Ishtiaque, A.
Myint, S.
Wang, C.



Year of Publication:


Sweeping across Bangladesh and India, the Sundarbans forest is the world’s largest contiguous mangrove forest. Although the human population density is high at the edge, Sundarbans has not encountered significant areal transformation in the last four decades. However, we argue that forest degradation can occur discontinuously within the forest without alteration of the entire forest area. In this paper, we used MODIS land products to compare the spatiotemporal ecological dynamics of the Bangladesh and Indian part of this mangrove forest between 2000 and 2010. We used the following 5 ecological parameters for our analysis: the Percent Tree Cover (PTC), Enhanced Vegetation Index (EVI), Net Primary Productivity (NPP), Leaf Area Index (LAI), and Evapotranspiration (ET). Our pixel-based time-series trend analysis for each MODIS image stack, using an ordinary least square (OLS) regression method, showed that forest degradation is happening in fragmented parcels within the forest. The degradation rate is comparatively higher in the Bangladesh part than in the Indian part of Sundarbans. Compartments 8, 10, 12, and 15 in the Bangladesh part, in particular, show high degradation, while compartment 48 and the southern edge of 45 show slight increases in PTC or EVI. Forest degradation in the Indian part of the forest is evident in the National Park and Reserve Forest blocks; however, no substantial degradation is evident in the western section.
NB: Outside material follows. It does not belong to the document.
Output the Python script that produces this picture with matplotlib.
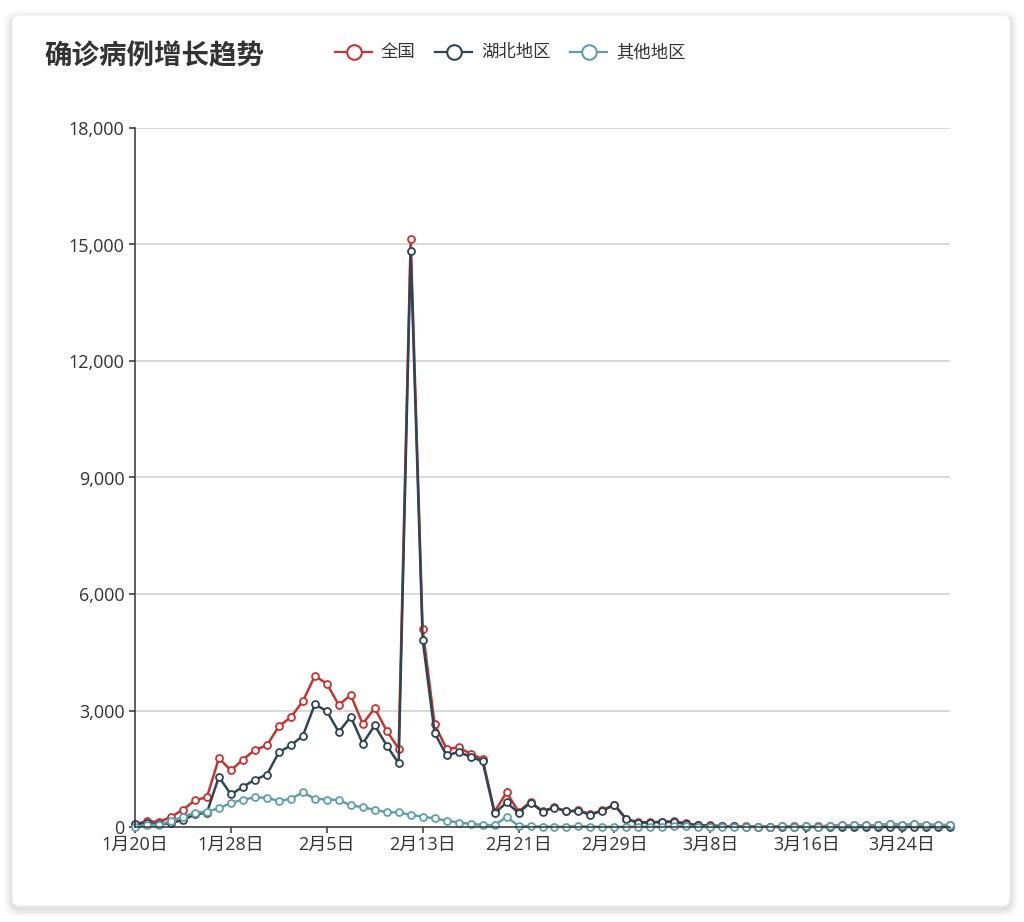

We have identified certain anthropogenic stressors (i.e., oil pollution, shrimp farming) and natural stressors (i.e., increased salinity, cyclones, forest fire) which might be responsible for the observed degradation. We have provided sustainable planning options and policy transformation alternatives for those areas under pressure from these stressors. We anticipate that our analysis of forest degradation will help management agencies, conservators, and policy makers achieve better management of this world’s largest mangrove forest for a sustainable future.